Un gâteau de stéarine ainsi épuré ressemble, à la couleur près, à un rayon de miel. Il passe ensuite à la « coulerie » et au « moulage. » Qu’on se figure un immense atelier d’une étendue d’un demi-hectare dans lequel fonctionnent 64 machines à mouler. De nombreuses femmes agiles, proprettes, et jeunes pour la plupart, s’y démènent : presque toutes sont vêtues de couleurs voyantes, rose ou rouge, comme dans toute la Provence marseillaise. Le silence et la tristesse ne règnent guère dans l’atelier, et de bruyantes interpellations lancées en provençal s’y croisent sans interruption. Les mains de ces nombreuses ouvrières n’exercent pas d’effort fatigant, car tout s’y passe automatiquement, et elles n’ont en somme qu’à embrayer ou désembrayer le mécanisme[2]. Plusieurs d’entre elles apportent la stéarine dans de petits seaux qu’elles passent à leurs compagnes ; celles-ci, postées près des machines à couler, puisent avec un vase à bec la matière liquéfiée, la versent dans des moules cylindriques dont la mèche constitue l’axe ; l’immersion dans l’eau chaude parfait la liquéfaction ; un bain d’eau froide intervenant ensuite provoque la solidification et permet de détacher la bougie du moule. Nous voyons fabriquer sous nos yeux,

  1. On conçoit que l’acide oléique ainsi séparé laisse à désirer sous le rapport de la pureté.

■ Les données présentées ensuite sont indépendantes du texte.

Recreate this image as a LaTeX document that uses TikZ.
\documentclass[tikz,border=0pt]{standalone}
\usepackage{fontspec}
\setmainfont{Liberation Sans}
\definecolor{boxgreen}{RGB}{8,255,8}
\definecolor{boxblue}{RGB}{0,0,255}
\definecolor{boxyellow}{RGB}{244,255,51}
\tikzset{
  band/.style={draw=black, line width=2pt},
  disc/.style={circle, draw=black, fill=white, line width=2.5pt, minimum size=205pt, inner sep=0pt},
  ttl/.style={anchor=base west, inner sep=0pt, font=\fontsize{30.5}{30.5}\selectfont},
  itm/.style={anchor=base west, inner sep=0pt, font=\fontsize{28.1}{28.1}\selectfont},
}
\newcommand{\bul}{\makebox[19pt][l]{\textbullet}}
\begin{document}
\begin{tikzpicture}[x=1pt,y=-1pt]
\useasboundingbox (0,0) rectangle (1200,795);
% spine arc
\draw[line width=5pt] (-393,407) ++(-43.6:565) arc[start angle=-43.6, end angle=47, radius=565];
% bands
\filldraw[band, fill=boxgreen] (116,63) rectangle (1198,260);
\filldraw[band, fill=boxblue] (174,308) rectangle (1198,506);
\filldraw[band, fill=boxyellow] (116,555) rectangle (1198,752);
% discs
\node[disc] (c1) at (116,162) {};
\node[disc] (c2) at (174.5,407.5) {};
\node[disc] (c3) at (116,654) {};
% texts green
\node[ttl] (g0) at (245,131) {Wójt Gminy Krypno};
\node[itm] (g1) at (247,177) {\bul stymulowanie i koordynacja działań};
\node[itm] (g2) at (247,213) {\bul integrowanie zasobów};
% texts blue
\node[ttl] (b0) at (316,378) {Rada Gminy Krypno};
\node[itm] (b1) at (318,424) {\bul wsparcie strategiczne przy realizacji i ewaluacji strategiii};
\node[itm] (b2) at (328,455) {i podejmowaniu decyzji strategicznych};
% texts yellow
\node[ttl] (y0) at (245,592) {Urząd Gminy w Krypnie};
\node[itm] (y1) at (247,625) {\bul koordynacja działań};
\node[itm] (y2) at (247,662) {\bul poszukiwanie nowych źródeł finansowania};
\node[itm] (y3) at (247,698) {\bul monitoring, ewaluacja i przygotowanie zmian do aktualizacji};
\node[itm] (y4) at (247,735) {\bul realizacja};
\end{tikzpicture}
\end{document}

Avant de l’employer à la fabrication des savons ou à l’ « ensimage » des laines, on le purifie en le refroidissant et le soumettant à la pression.
  2. Leur gain oscille de 1 fr. 75 à 2 fr. 50 pour un travail de moins de huit heures, établi d’après des règles de roulement assez complexes, car l’atelier ne chôme que de 9 heures du soir à 5 heures du matin.